§ INSTRUCTIONS FOR THE TASK
Copy out all the lines exactly. Omit pictures.

######

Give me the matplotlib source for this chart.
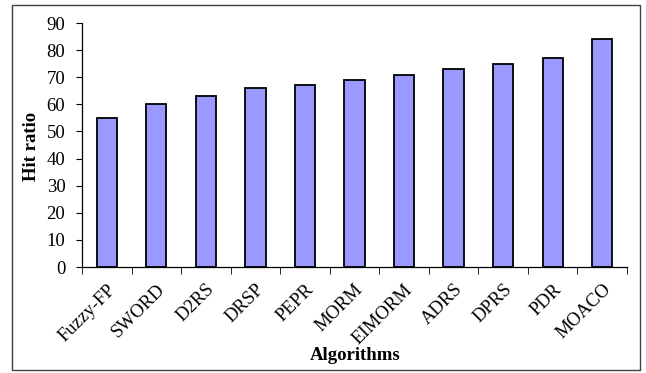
import matplotlib
matplotlib.use("Agg")
import matplotlib.pyplot as plt
from matplotlib.patches import Rectangle

algorithms = ["Fuzzy-FP", "SWORD", "D2RS", "DRSP", "PEPR", "MORM",
              "EIMORM", "ADRS", "DPRS", "PDR", "MOACO"]
hit_ratio = [55, 60, 63, 66, 67, 69, 71, 73, 75, 77, 84]
y_ticks = list(range(0, 91, 10))

plt.rcParams["font.family"] = ["Liberation Serif", "DejaVu Serif"]

fig = plt.figure(figsize=(6.46, 3.73), dpi=100)
ax = fig.add_axes([82 / 646, 1 - 267 / 373, (627 - 82) / 646, (267 - 23) / 373])

x = list(range(len(algorithms)))
ax.bar(x, hit_ratio, width=0.41, color="#9999FF", edgecolor="black",
       linewidth=1.3, zorder=3)

ax.set_xlim(-0.5, len(algorithms) - 0.5)
ax.set_ylim(0, 90)
ax.set_yticks(y_ticks)
ax.tick_params(axis="y", direction="out", length=4, labelsize=13.5, pad=8)

# category labels centred under bars, tick marks between categories
ax.set_xticks(x)
ax.set_xticklabels(algorithms, rotation=45, ha="right",
                   rotation_mode="anchor", fontsize=13.5)
ax.tick_params(axis="x", which="major", length=0, pad=10)
ax.set_xticks([i - 0.5 for i in range(len(algorithms) + 1)], minor=True)
ax.tick_params(axis="x", which="minor", direction="out", length=5)

for side in ("top", "right"):
    ax.spines[side].set_visible(False)
for side in ("left", "bottom"):
    ax.spines[side].set_linewidth(0.9)

fig.text(32 / 646, 1 - 146 / 373, "Hit ratio", fontsize=13.5,
         fontweight="bold", rotation=90, ha="center", va="center")
fig.text(355 / 646, 1 - 355 / 373, "Algorithms", fontsize=13.5,
         fontweight="bold", ha="center", va="center")

# chart frame
fig.patches.append(Rectangle((12 / 646, 3 / 373), (640 - 12) / 646,
                             (369 - 4) / 373, transform=fig.transFigure,
                             fill=False, edgecolor="#404040", linewidth=1.0))

fig.savefig("out.png", dpi=100)
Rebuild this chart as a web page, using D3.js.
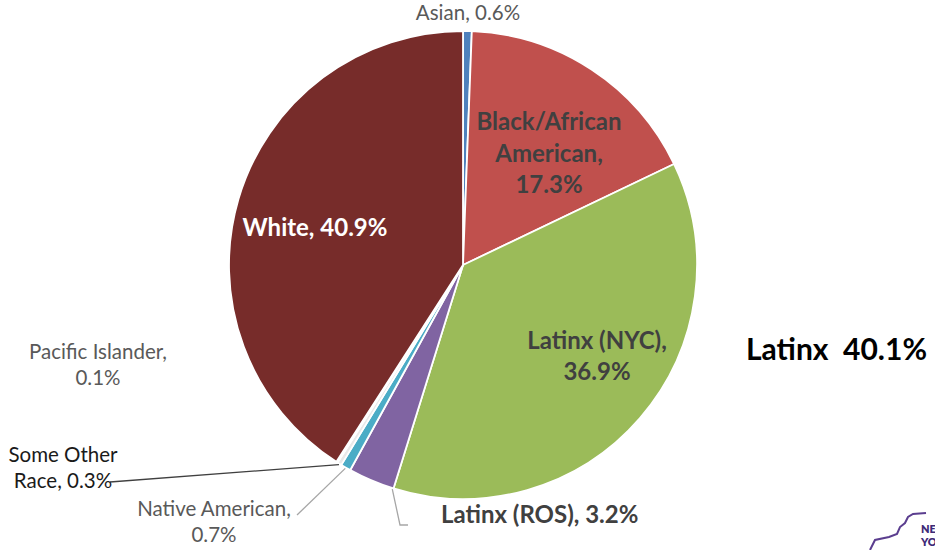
<!DOCTYPE html>
<html>
<head>
<meta charset="utf-8">
<script src="https://cdn.jsdelivr.net/npm/d3@7/dist/d3.min.js"></script>
<style>
  html, body { margin: 0; padding: 0; background: #fff; }
  svg { display: block; font-family: Lato, "Open Sans", sans-serif; }
</style>
</head>
<body>
<svg id="chart" width="935" height="550"></svg>
<script>
// Share of population by race / ethnicity, clockwise from 12 o'clock
const categories = ["Asian", "Black/African American", "Latinx (NYC)", "Latinx (ROS)",
                    "Native American", "Some Other Race", "Pacific Islander", "White"];
const shares = [0.6, 17.3, 36.9, 3.2, 0.7, 0.3, 0.1, 40.9];
const sliceColors = ["#4F81BD", "#C0504D", "#9BBB59", "#8064A2",
                     "#4BACC6", "#E9E9E9", "#F2F2F2", "#772C2A"];
const latinxTotal = 40.1;

const svg = d3.select("#chart");
const cx = 463, cy = 265, R = 234;

const pie = d3.pie().sort(null).value(d => d.value);
const arcs = pie(categories.map((c, i) => ({ name: c, value: shares[i], color: sliceColors[i] })));
const arc = d3.arc().innerRadius(0).outerRadius(R);

const g = svg.append("g").attr("transform", `translate(${cx},${cy})`);

g.selectAll("path.slice")
  .data(arcs)
  .join("path")
  .attr("class", "slice")
  .attr("d", arc)
  .attr("fill", d => d.data.color)
  .attr("stroke", "#fff")
  .attr("stroke-width", 1.8)
  .attr("stroke-linejoin", "round");

// Point on the rim at a fraction t through a slice
function rimPoint(d, t, r) {
  const a = d.startAngle + (d.endAngle - d.startAngle) * t;
  return [cx + r * Math.sin(a), cy - r * Math.cos(a)];
}

// Label placement (lines of text, centre x, first-line centre y)
const fmt = v => d3.format(".1f")(v) + "%";
const outer = { size: 20.5, weight: 400, fill: "#595959" };
const inner = { size: 24, weight: 700, fill: "#404040" };
const labelLayout = {
  "Asian":                  { ...outer, x: 468, y: 13,  lines: d => [`Asian, ${fmt(d)}`], anchor: "middle" },
  "Black/African American": { ...inner, x: 549, y: 122, lines: d => ["Black/African", "American,", fmt(d)], anchor: "middle", lh: 31.5 },
  "Latinx (NYC)":           { ...inner, x: 597, y: 341, lines: d => ["Latinx (NYC),", fmt(d)], anchor: "middle", lh: 31 },
  "White":                  { ...inner, fill: "#FFFFFF", x: 315, y: 228, lines: d => [`White, ${fmt(d)}`], anchor: "middle" },
  "Pacific Islander":       { ...outer, x: 98,  y: 352, lines: d => ["Pacific Islander,", fmt(d)], anchor: "middle", lh: 26 },
  "Some Other Race":        { ...outer, fill: "#1a1a1a", x: 63, y: 455, lines: d => ["Some Other", `Race, ${fmt(d)}`], anchor: "middle", lh: 26,
                              leader: { t: 0.5, pts: [[110, 482]] } },
  "Native American":        { ...outer, x: 214, y: 509, lines: d => ["Native American,", fmt(d)], anchor: "middle", lh: 26,
                              leader: { t: 0.5, pts: [[297, 515]] } },
  "Latinx (ROS)":           { ...inner, x: 441, y: 515, lines: d => [`Latinx (ROS), ${fmt(d)}`], anchor: "start",
                              leader: { t: 0.02, pts: [[400, 525], [408, 525]] } }
};

// Leader lines
arcs.forEach(d => {
  const L = labelLayout[d.data.name];
  if (!L || !L.leader) return;
  const start = rimPoint(d, L.leader.t, R + 1);
  const pts = [start, ...L.leader.pts];
  svg.append("path")
    .attr("d", d3.line()(pts))
    .attr("fill", "none")
    .attr("stroke", d.data.name === "Some Other Race" ? "#404040" : "#A6A6A6")
    .attr("stroke-width", 1.3);
});

// Data labels
arcs.forEach(d => {
  const L = labelLayout[d.data.name];
  const lines = L.lines(d.data.value);
  const t = svg.append("text")
    .attr("text-anchor", L.anchor)
    .attr("font-size", L.size)
    .attr("font-weight", L.weight)
    .attr("fill", L.fill);
  lines.forEach((s, i) => {
    t.append("tspan")
      .attr("x", L.x)
      .attr("y", L.y + i * (L.lh || 0))
      .attr("dy", "0.35em")
      .text(s);
  });
});

// Combined Latinx total
svg.append("text")
  .attr("x", 746).attr("y", 349).attr("dy", "0.35em")
  .attr("font-size", 30).attr("font-weight", 700).attr("fill", "#000")
  .attr("xml:space", "preserve")
  .text(`Latinx  ${fmt(latinxTotal)}`);

// Corner of the state logo
svg.append("path")
  .attr("d", "M870,550 L875,540 L889,537 L897,534 L900,527 L905,523 L908,517 L913,514 L926,513")
  .attr("fill", "none").attr("stroke", "#5B3E8F").attr("stroke-width", 2);
const logoText = svg.append("text").attr("font-size", 11).attr("font-weight", 800).attr("fill", "#3E2A78");
logoText.append("tspan").attr("x", 921).attr("y", 533).text("NE");
logoText.append("tspan").attr("x", 921).attr("y", 546).text("YO");
</script>
</body>
</html>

######

§ THE COMPLETED TASK
Give me the matplotlib source for this chart.
import matplotlib
matplotlib.use("Agg")
import matplotlib.pyplot as plt
from matplotlib.patches import Rectangle

algorithms = ["Fuzzy-FP", "SWORD", "D2RS", "DRSP", "PEPR", "MORM",
              "EIMORM", "ADRS", "DPRS", "PDR", "MOACO"]
hit_ratio = [55, 60, 63, 66, 67, 69, 71, 73, 75, 77, 84]
y_ticks = list(range(0, 91, 10))

plt.rcParams["font.family"] = ["Liberation Serif", "DejaVu Serif"]

fig = plt.figure(figsize=(6.46, 3.73), dpi=100)
ax = fig.add_axes([82 / 646, 1 - 267 / 373, (627 - 82) / 646, (267 - 23) / 373])

x = list(range(len(algorithms)))
ax.bar(x, hit_ratio, width=0.41, color="#9999FF", edgecolor="black",
       linewidth=1.3, zorder=3)

ax.set_xlim(-0.5, len(algorithms) - 0.5)
ax.set_ylim(0, 90)
ax.set_yticks(y_ticks)
ax.tick_params(axis="y", direction="out", length=4, labelsize=13.5, pad=8)

# category labels centred under bars, tick marks between categories
ax.set_xticks(x)
ax.set_xticklabels(algorithms, rotation=45, ha="right",
                   rotation_mode="anchor", fontsize=13.5)
ax.tick_params(axis="x", which="major", length=0, pad=10)
ax.set_xticks([i - 0.5 for i in range(len(algorithms) + 1)], minor=True)
ax.tick_params(axis="x", which="minor", direction="out", length=5)

for side in ("top", "right"):
    ax.spines[side].set_visible(False)
for side in ("left", "bottom"):
    ax.spines[side].set_linewidth(0.9)

fig.text(32 / 646, 1 - 146 / 373, "Hit ratio", fontsize=13.5,
         fontweight="bold", rotation=90, ha="center", va="center")
fig.text(355 / 646, 1 - 355 / 373, "Algorithms", fontsize=13.5,
         fontweight="bold", ha="center", va="center")

# chart frame
fig.patches.append(Rectangle((12 / 646, 3 / 373), (640 - 12) / 646,
                             (369 - 4) / 373, transform=fig.transFigure,
                             fill=False, edgecolor="#404040", linewidth=1.0))

fig.savefig("out.png", dpi=100)
Rebuild this chart as a web page, using D3.js.
<!DOCTYPE html>
<html>
<head>
<meta charset="utf-8">
<script src="https://cdn.jsdelivr.net/npm/d3@7/dist/d3.min.js"></script>
<style>
  html, body { margin: 0; padding: 0; background: #fff; }
  svg { display: block; font-family: Lato, "Open Sans", sans-serif; }
</style>
</head>
<body>
<svg id="chart" width="935" height="550"></svg>
<script>
// Share of population by race / ethnicity, clockwise from 12 o'clock
const categories = ["Asian", "Black/African American", "Latinx (NYC)", "Latinx (ROS)",
                    "Native American", "Some Other Race", "Pacific Islander", "White"];
const shares = [0.6, 17.3, 36.9, 3.2, 0.7, 0.3, 0.1, 40.9];
const sliceColors = ["#4F81BD", "#C0504D", "#9BBB59", "#8064A2",
                     "#4BACC6", "#E9E9E9", "#F2F2F2", "#772C2A"];
const latinxTotal = 40.1;

const svg = d3.select("#chart");
const cx = 463, cy = 265, R = 234;

const pie = d3.pie().sort(null).value(d => d.value);
const arcs = pie(categories.map((c, i) => ({ name: c, value: shares[i], color: sliceColors[i] })));
const arc = d3.arc().innerRadius(0).outerRadius(R);

const g = svg.append("g").attr("transform", `translate(${cx},${cy})`);

g.selectAll("path.slice")
  .data(arcs)
  .join("path")
  .attr("class", "slice")
  .attr("d", arc)
  .attr("fill", d => d.data.color)
  .attr("stroke", "#fff")
  .attr("stroke-width", 1.8)
  .attr("stroke-linejoin", "round");

// Point on the rim at a fraction t through a slice
function rimPoint(d, t, r) {
  const a = d.startAngle + (d.endAngle - d.startAngle) * t;
  return [cx + r * Math.sin(a), cy - r * Math.cos(a)];
}

// Label placement (lines of text, centre x, first-line centre y)
const fmt = v => d3.format(".1f")(v) + "%";
const outer = { size: 20.5, weight: 400, fill: "#595959" };
const inner = { size: 24, weight: 700, fill: "#404040" };
const labelLayout = {
  "Asian":                  { ...outer, x: 468, y: 13,  lines: d => [`Asian, ${fmt(d)}`], anchor: "middle" },
  "Black/African American": { ...inner, x: 549, y: 122, lines: d => ["Black/African", "American,", fmt(d)], anchor: "middle", lh: 31.5 },
  "Latinx (NYC)":           { ...inner, x: 597, y: 341, lines: d => ["Latinx (NYC),", fmt(d)], anchor: "middle", lh: 31 },
  "White":                  { ...inner, fill: "#FFFFFF", x: 315, y: 228, lines: d => [`White, ${fmt(d)}`], anchor: "middle" },
  "Pacific Islander":       { ...outer, x: 98,  y: 352, lines: d => ["Pacific Islander,", fmt(d)], anchor: "middle", lh: 26 },
  "Some Other Race":        { ...outer, fill: "#1a1a1a", x: 63, y: 455, lines: d => ["Some Other", `Race, ${fmt(d)}`], anchor: "middle", lh: 26,
                              leader: { t: 0.5, pts: [[110, 482]] } },
  "Native American":        { ...outer, x: 214, y: 509, lines: d => ["Native American,", fmt(d)], anchor: "middle", lh: 26,
                              leader: { t: 0.5, pts: [[297, 515]] } },
  "Latinx (ROS)":           { ...inner, x: 441, y: 515, lines: d => [`Latinx (ROS), ${fmt(d)}`], anchor: "start",
                              leader: { t: 0.02, pts: [[400, 525], [408, 525]] } }
};

// Leader lines
arcs.forEach(d => {
  const L = labelLayout[d.data.name];
  if (!L || !L.leader) return;
  const start = rimPoint(d, L.leader.t, R + 1);
  const pts = [start, ...L.leader.pts];
  svg.append("path")
    .attr("d", d3.line()(pts))
    .attr("fill", "none")
    .attr("stroke", d.data.name === "Some Other Race" ? "#404040" : "#A6A6A6")
    .attr("stroke-width", 1.3);
});

// Data labels
arcs.forEach(d => {
  const L = labelLayout[d.data.name];
  const lines = L.lines(d.data.value);
  const t = svg.append("text")
    .attr("text-anchor", L.anchor)
    .attr("font-size", L.size)
    .attr("font-weight", L.weight)
    .attr("fill", L.fill);
  lines.forEach((s, i) => {
    t.append("tspan")
      .attr("x", L.x)
      .attr("y", L.y + i * (L.lh || 0))
      .attr("dy", "0.35em")
      .text(s);
  });
});

// Combined Latinx total
svg.append("text")
  .attr("x", 746).attr("y", 349).attr("dy", "0.35em")
  .attr("font-size", 30).attr("font-weight", 700).attr("fill", "#000")
  .attr("xml:space", "preserve")
  .text(`Latinx  ${fmt(latinxTotal)}`);

// Corner of the state logo
svg.append("path")
  .attr("d", "M870,550 L875,540 L889,537 L897,534 L900,527 L905,523 L908,517 L913,514 L926,513")
  .attr("fill", "none").attr("stroke", "#5B3E8F").attr("stroke-width", 2);
const logoText = svg.append("text").attr("font-size", 11).attr("font-weight", 800).attr("fill", "#3E2A78");
logoText.append("tspan").attr("x", 921).attr("y", 533).text("NE");
logoText.append("tspan").attr("x", 921).attr("y", 546).text("YO");
</script>
</body>
</html>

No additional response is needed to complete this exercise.